Namun ia menegaskan, kondisi tersebut tak lantas menjadi alasan mengulur pelaksanaan Pilkades. Dirinya juga mengkritik Dinas PMD dan Bagian Hukum, Setda Muna yang lamban menuntaskan regulasi pendukung Pilkades. Waktu empat bulan ini disebut terbuang sia – sia karena Pemda hanya mampu berkutat pada urusan Perbup.
“Masa sampai April ini hanya berputar di Perbup. Berarti kita ini belum memulai tahapan apa pun sebenarnya. Tetapi kami di DPRD berkomitmen mengawal Pilkades agar tetap dilaksanakan tahun ini, paling lambat Oktober. Sehingga, tidak akan ada lagi istilah penundaan,” sebutnya.

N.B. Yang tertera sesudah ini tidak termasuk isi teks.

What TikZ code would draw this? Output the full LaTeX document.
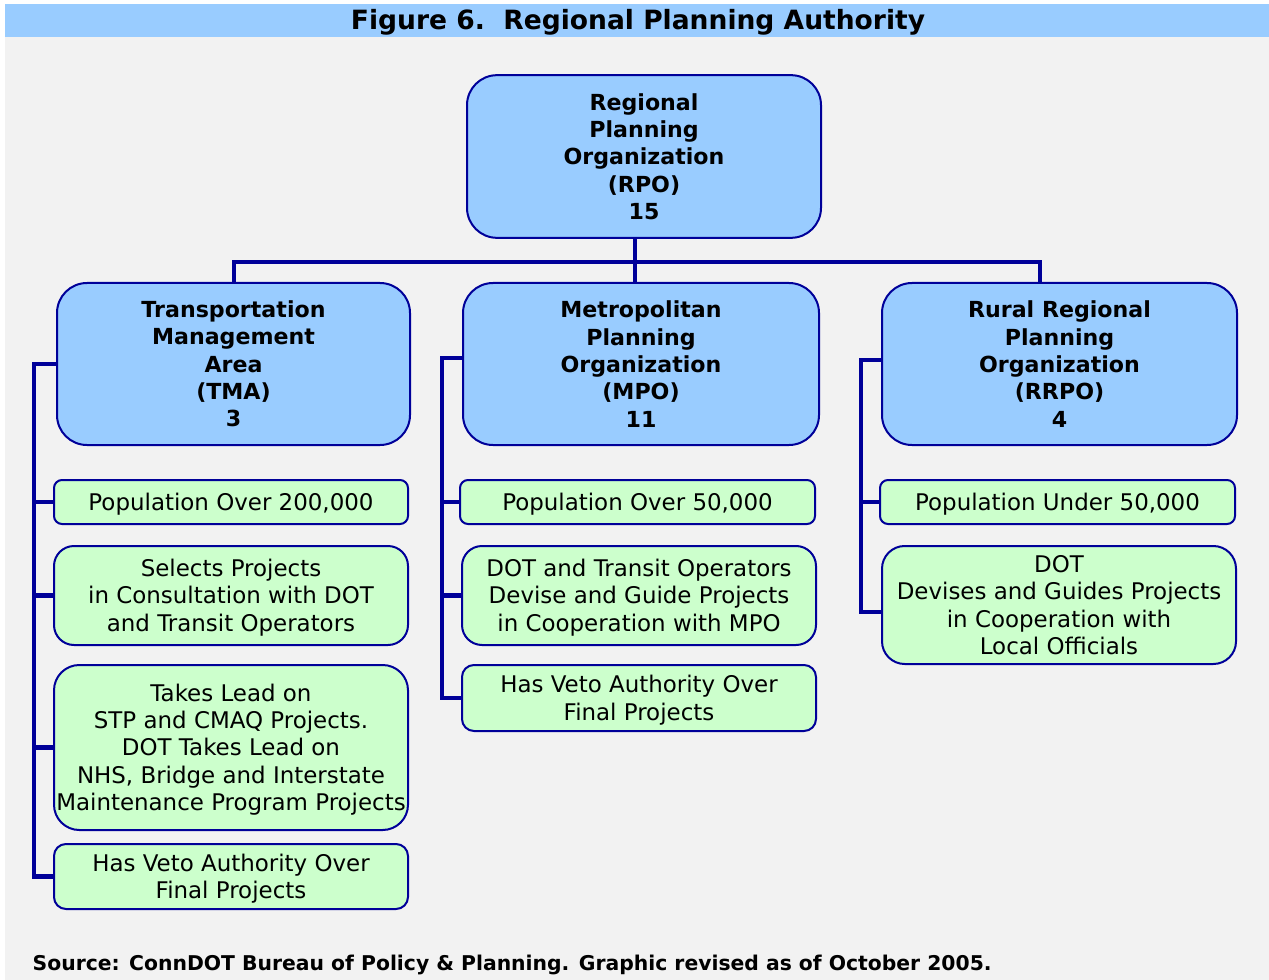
\documentclass[tikz,border=0pt]{standalone}
\usepackage{fontspec}
\setmainfont{DejaVu Sans}
\definecolor{bandblue}{HTML}{99CCFF}
\definecolor{leafgreen}{HTML}{CCFFCC}
\definecolor{navy}{HTML}{000099}
\definecolor{paper}{HTML}{F2F2F2}
% centred lines, set a little low inside their box
\newcommand\leaftext[1]{\raisebox{-2.25pt}[\height][\depth]{\begin{tabular}{@{}c@{}}#1\end{tabular}}}
\begin{document}
\begin{tikzpicture}[x=0.75pt,y=-0.75pt,
  head/.style={draw=navy, line width=1.5pt, fill=bandblue, rounded corners=22.5pt,
    align=center, inner sep=0pt, font=\bfseries\fontsize{16.6}{20.5}\selectfont},
  leaf/.style={draw=navy, line width=1.5pt, fill=leafgreen, rounded corners=#1,
    inner sep=0pt, font=\fontsize{17.2}{20.5}\selectfont},
  leaf/.default=15pt,
  conn/.style={draw=navy, line width=3.4pt, line join=miter}]
% page, background and title band
\useasboundingbox (0,0) rectangle (1269,980);
\fill[white] (0,0) rectangle (1269,980);
\fill[paper] (5,4) rectangle (1269,980);
\fill[bandblue] (5,4) rectangle (1269,37);
\node[font=\bfseries\fontsize{19.9}{22}\selectfont] (title) at (638,22)
  {Figure 6.\ \ Regional Planning Authority};

% top-level and second-level bodies
\node[head, minimum width=265.5pt, minimum height=122pt] (rpo) at (644,156.5)
  {Regional\\Planning\\Organization\\(RPO)\\15};
\node[head, minimum width=264.75pt, minimum height=121.5pt] (tma) at (233.5,364)
  {Transportation\\Management\\Area\\(TMA)\\3};
\node[head, minimum width=267pt, minimum height=121.5pt] (mpo) at (641,364)
  {Metropolitan\\Planning\\Organization\\(MPO)\\11};
\node[head, minimum width=266.25pt, minimum height=121.5pt] (rrpo) at (1059.5,364)
  {Rural Regional\\Planning\\Organization\\(RRPO)\\4};

% TMA column
\node[leaf=6pt, minimum width=265.5pt, minimum height=33pt] (l1) at (231,502)
  {\leaftext{Population Over 200,000}};
\node[leaf=15pt, minimum width=265.5pt, minimum height=74.25pt] (l2) at (231,595.5)
  {\leaftext{Selects Projects\\in Consultation with DOT\\and Transit Operators}};
\node[leaf=19pt, minimum width=265.5pt, minimum height=123.75pt] (l3) at (231,747.5)
  {\leaftext{Takes Lead on\\STP and CMAQ Projects.\\DOT Takes Lead on\\NHS, Bridge and Interstate\\Maintenance Program Projects}};
\node[leaf=9pt, minimum width=265.5pt, minimum height=48.75pt] (l4) at (231,876.5)
  {\leaftext{Has Veto Authority Over\\Final Projects}};

% MPO column
\node[leaf=6pt, minimum width=266.25pt, minimum height=33pt] (m1) at (637.5,502)
  {\leaftext{Population Over 50,000}};
\node[leaf=15pt, minimum width=265.5pt, minimum height=74.25pt] (m2) at (639,595.5)
  {\leaftext{DOT and Transit Operators\\Devise and Guide Projects\\in Cooperation with MPO}};
\node[leaf=9pt, minimum width=265.5pt, minimum height=49.5pt] (m3) at (639,698)
  {\leaftext{Has Veto Authority Over\\Final Projects}};

% RRPO column
\node[leaf=6pt, minimum width=266.25pt, minimum height=33pt] (r1) at (1057.5,502)
  {\leaftext{Population Under 50,000}};
\node[leaf=17pt, minimum width=265.5pt, minimum height=88.5pt] (r2) at (1059,605)
  {\leaftext{DOT\\Devises and Guides Projects\\in Cooperation with\\Local Officials}};

% bus from the top box to the three bodies
\coordinate (busM) at (635,262);
\coordinate (busL) at (234,262);
\coordinate (busR) at (1040,262);
\draw[conn] (rpo.south -| busM) -- (mpo.north -| busM);
\draw[conn] (tma.north -| busL) -- (busL) -- (busR) -- (rrpo.north -| busR);

% side rails
\coordinate (railL) at (34,0);
\coordinate (railM) at (442,0);
\coordinate (railR) at (861,0);
\draw[conn] (tma.west) -- (tma.west -| railL) -- (l4.west -| railL) -- (l4.west);
\draw[conn] (l1.west -| railL) -- (l1.west);
\draw[conn] (l2.west -| railL) -- (l2.west);
\draw[conn] (l3.west -| railL) -- (l3.west);
\draw[conn] (mpo.west |- 0,358) -- (railM |- 0,358) -- (m3.west -| railM) -- (m3.west);
\draw[conn] (m1.west -| railM) -- (m1.west);
\draw[conn] (m2.west -| railM) -- (m2.west);
\draw[conn] (rrpo.west |- 0,360) -- (railR |- 0,360) -- (railR |- 0,612) -- (r2.west |- 0,612);
\draw[conn] (r1.west -| railR) -- (r1.west);

% footnote
\node[anchor=west, font=\bfseries\fontsize{15.25}{18}\selectfont] (src) at (28,964.5)
  {Source: ConnDOT Bureau of Policy \& Planning. Graphic revised as of October 2005.};
\end{tikzpicture}
\end{document}
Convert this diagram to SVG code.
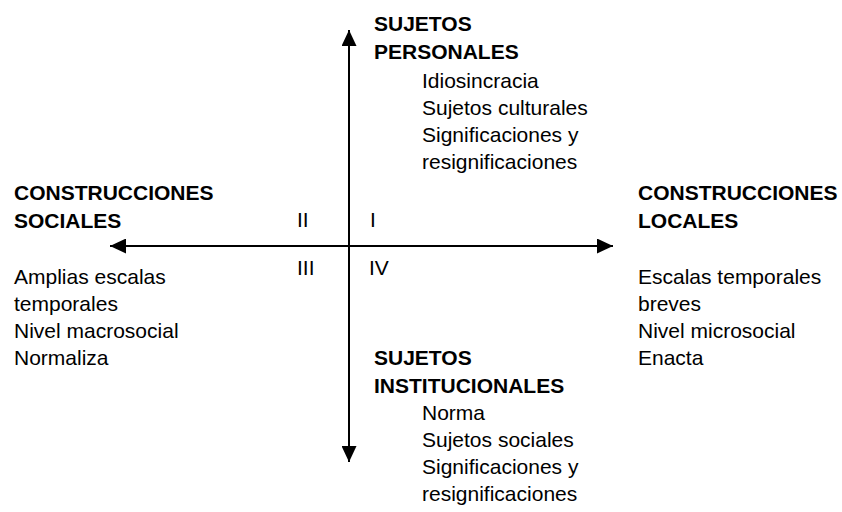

Dianggap Cara Merampas Hak Otonomi Desa
La Husen Zuada, akademisi yang membuat karya tulis tentang desa di Sulawesi Tenggara dan diterbitkan dalam jurnal internasional scopus Q2 di Lithuania (Eropa) berpendapat, penempatan PNS sebagai Pj. Kades memang tidak melanggar regulasi, namun tetap dianggap bertentangan dengan semangat UU nomor 6 tahun 2014 tentang Desa. Terlebih, jika masa jabatan Penjabat sudah setara satu periode kepala desa defenitif.
Menurutnya, UU nomor 6 tahun 2014 yang merupakan turunan UU nomor 23 tahun 2004 tentang pemerintahan daerah, mengamanatkan adanya otonomi bagi desa. Desa diberi hak mengatur dirinya sendiri sesuai dengan nilai kearifan lokal desa, tanpa adanya intervensi dari pemerintah diatasnya. Otonomi desa itu meliputi program pembangunan desa, penganggaran, termasuk dalam hal menentukan pemimpin sendiri.
“Dalam hirerarki pemerintahan, desa itu sesungguhnya sudah menjadi pemerintahan tingkat ketiga setelah provinsi dan kabupaten. Desa memiliki otonomi yang secara indenpen mengatur dinamika pembangunan, penganggaran dan sosial kemasyatakatannya sendiri,” kata Magister Ilmu Politik, Universitas Indonesia itu.
Pria kelahiran Muna yang kini menjadi Dosen Fakultas Ilmu Sosial dan Politik, Universitas Tadulako, Palu itu menganggap PNS merupakan bagian dari unsur pemerintah daerah sehingga kehadirannya di desa berpotensi membuka ruang intervensi daerah terhadap otonomi desa. Ada potensi ‘mengatur’ penganggaran desa, penempatan perangkat desa hingga penentuan program bantuan dan pembangunan yang sesuai ‘selera’ Pemda. Padahal seringkali hal itu mengabaikan hak desa untuk mengatur dirinya sendiri sesuai kearifan lokalnya. Termasuk pula, menghambat proses demokratisasi desa dalam menentukan pemimpinnya melalui proses Pilkades.
“Juga yang berbahaya ialah potensi menggarap dana desa untuk kepentingan pemerintahan di atas,” paparnya.